DATA BLOCK:
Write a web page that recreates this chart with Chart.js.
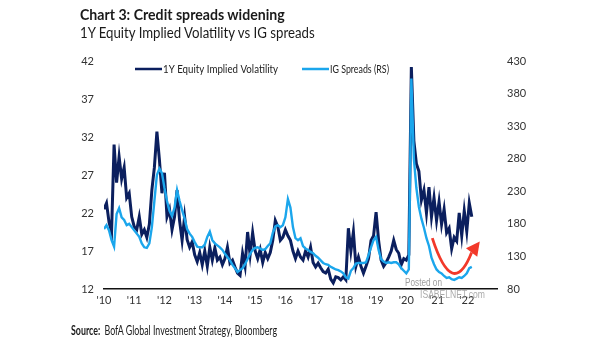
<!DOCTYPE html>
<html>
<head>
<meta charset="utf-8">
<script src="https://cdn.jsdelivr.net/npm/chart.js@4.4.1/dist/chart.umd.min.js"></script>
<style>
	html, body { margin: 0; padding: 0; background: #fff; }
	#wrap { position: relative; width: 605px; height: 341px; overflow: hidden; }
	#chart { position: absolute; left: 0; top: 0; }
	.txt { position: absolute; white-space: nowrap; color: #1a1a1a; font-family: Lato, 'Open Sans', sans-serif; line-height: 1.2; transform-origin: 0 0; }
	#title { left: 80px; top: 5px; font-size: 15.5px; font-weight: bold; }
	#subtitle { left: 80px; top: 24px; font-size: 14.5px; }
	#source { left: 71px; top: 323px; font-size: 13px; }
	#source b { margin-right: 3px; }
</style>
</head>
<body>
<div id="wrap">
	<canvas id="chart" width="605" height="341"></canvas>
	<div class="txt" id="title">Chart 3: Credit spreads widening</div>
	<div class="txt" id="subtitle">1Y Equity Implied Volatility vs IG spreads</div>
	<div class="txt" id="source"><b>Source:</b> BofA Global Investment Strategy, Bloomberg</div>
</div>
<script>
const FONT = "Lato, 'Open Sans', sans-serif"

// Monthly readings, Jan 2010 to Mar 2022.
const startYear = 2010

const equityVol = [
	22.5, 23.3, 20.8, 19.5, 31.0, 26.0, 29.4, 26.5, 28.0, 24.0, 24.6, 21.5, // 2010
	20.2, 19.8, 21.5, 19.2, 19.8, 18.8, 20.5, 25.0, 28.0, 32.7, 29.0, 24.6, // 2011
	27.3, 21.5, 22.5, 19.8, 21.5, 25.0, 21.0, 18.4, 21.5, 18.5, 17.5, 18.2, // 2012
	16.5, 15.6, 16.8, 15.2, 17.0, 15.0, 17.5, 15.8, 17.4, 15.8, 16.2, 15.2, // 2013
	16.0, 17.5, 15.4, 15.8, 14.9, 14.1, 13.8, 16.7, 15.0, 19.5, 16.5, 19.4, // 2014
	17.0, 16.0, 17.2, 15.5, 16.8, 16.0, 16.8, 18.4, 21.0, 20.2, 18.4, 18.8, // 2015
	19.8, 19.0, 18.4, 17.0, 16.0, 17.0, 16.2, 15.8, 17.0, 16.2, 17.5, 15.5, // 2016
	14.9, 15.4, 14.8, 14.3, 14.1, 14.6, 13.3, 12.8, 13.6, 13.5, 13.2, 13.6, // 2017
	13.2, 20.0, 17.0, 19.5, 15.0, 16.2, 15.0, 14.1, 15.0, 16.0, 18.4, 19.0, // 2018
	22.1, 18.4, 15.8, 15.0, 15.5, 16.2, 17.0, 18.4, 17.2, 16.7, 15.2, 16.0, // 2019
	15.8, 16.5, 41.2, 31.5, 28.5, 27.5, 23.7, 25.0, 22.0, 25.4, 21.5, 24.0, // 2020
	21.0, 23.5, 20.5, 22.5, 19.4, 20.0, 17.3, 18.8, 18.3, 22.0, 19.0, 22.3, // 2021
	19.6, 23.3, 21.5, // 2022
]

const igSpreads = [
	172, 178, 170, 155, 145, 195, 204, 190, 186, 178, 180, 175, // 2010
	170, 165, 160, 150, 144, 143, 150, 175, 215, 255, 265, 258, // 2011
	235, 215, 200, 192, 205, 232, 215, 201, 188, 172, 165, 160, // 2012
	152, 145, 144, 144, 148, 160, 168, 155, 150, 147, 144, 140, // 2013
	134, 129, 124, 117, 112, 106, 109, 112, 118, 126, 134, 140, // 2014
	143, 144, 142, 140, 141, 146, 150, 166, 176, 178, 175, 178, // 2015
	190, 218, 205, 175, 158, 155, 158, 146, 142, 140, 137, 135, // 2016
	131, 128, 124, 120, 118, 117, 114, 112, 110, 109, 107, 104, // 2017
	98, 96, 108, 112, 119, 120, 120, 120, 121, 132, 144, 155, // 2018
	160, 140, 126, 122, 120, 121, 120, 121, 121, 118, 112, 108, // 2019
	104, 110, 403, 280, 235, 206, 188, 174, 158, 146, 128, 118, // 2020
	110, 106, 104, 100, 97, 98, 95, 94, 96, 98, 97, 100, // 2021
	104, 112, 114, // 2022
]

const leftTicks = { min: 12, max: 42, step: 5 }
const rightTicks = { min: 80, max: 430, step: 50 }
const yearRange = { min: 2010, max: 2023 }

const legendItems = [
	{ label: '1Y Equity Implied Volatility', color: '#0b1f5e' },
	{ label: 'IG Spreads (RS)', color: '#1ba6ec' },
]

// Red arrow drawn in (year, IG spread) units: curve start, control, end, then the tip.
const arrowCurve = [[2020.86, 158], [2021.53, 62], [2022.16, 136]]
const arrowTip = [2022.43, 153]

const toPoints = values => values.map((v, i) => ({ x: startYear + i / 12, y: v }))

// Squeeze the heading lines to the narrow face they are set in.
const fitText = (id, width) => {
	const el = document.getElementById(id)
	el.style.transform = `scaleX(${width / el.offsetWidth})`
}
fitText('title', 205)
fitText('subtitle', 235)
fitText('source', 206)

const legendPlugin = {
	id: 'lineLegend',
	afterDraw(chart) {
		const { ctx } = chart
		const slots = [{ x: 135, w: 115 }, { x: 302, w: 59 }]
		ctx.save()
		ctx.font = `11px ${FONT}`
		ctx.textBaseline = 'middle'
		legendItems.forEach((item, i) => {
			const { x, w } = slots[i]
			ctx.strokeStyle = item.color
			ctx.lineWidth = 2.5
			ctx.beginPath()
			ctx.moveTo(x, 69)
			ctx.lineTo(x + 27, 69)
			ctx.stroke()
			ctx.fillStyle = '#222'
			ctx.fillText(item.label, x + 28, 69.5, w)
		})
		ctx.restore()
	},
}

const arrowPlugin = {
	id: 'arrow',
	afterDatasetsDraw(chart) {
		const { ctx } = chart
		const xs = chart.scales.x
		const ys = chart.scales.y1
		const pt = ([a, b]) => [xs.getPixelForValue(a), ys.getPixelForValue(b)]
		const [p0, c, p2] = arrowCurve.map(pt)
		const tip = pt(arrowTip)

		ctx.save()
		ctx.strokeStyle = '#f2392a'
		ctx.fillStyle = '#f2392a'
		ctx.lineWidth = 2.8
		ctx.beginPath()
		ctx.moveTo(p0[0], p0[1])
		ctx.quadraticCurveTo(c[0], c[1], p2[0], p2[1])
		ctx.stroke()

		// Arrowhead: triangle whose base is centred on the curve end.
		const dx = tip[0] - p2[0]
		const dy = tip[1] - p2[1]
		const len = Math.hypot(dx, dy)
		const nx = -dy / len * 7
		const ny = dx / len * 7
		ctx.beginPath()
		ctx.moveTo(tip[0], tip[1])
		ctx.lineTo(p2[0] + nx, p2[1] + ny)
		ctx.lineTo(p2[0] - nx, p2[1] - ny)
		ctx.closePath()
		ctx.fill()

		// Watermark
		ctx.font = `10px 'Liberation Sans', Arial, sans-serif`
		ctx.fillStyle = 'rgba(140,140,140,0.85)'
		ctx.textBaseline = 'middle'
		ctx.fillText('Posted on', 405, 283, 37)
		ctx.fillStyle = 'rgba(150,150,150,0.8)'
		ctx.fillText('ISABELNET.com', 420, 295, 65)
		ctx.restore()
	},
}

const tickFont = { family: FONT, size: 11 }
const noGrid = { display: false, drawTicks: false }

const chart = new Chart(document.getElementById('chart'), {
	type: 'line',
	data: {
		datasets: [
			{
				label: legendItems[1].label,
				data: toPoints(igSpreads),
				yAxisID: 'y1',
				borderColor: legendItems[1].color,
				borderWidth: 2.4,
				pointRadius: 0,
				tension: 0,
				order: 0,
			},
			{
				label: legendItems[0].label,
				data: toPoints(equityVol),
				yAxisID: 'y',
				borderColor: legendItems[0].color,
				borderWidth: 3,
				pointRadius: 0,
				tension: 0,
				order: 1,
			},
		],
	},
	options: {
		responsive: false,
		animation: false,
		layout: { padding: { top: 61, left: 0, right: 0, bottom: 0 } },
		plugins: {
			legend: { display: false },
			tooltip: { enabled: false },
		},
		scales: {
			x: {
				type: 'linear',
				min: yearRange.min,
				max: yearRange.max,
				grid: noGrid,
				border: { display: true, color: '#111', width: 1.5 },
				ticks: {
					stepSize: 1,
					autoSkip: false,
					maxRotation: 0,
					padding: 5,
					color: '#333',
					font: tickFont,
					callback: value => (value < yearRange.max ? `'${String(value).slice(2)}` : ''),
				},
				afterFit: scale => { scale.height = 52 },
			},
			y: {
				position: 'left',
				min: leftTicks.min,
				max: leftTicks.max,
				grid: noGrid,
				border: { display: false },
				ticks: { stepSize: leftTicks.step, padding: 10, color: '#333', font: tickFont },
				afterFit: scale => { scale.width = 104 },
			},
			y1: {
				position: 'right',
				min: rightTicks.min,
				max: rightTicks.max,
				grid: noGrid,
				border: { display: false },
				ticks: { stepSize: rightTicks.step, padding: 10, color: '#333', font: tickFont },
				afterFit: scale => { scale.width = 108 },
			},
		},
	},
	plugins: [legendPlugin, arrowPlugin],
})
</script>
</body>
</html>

SHORT EXERCISE: Omitting all pictures, restate exactly the lines of the material from its start through the line that contains "const startYear = 2010".

RESULT BELOW:
Write a web page that recreates this chart with Chart.js.
<!DOCTYPE html>
<html>
<head>
<meta charset="utf-8">
<script src="https://cdn.jsdelivr.net/npm/chart.js@4.4.1/dist/chart.umd.min.js"></script>
<style>
	html, body { margin: 0; padding: 0; background: #fff; }
	#wrap { position: relative; width: 605px; height: 341px; overflow: hidden; }
	#chart { position: absolute; left: 0; top: 0; }
	.txt { position: absolute; white-space: nowrap; color: #1a1a1a; font-family: Lato, 'Open Sans', sans-serif; line-height: 1.2; transform-origin: 0 0; }
	#title { left: 80px; top: 5px; font-size: 15.5px; font-weight: bold; }
	#subtitle { left: 80px; top: 24px; font-size: 14.5px; }
	#source { left: 71px; top: 323px; font-size: 13px; }
	#source b { margin-right: 3px; }
</style>
</head>
<body>
<div id="wrap">
	<canvas id="chart" width="605" height="341"></canvas>
	<div class="txt" id="title">Chart 3: Credit spreads widening</div>
	<div class="txt" id="subtitle">1Y Equity Implied Volatility vs IG spreads</div>
	<div class="txt" id="source"><b>Source:</b> BofA Global Investment Strategy, Bloomberg</div>
</div>
<script>
const FONT = "Lato, 'Open Sans', sans-serif"

// Monthly readings, Jan 2010 to Mar 2022.
const startYear = 2010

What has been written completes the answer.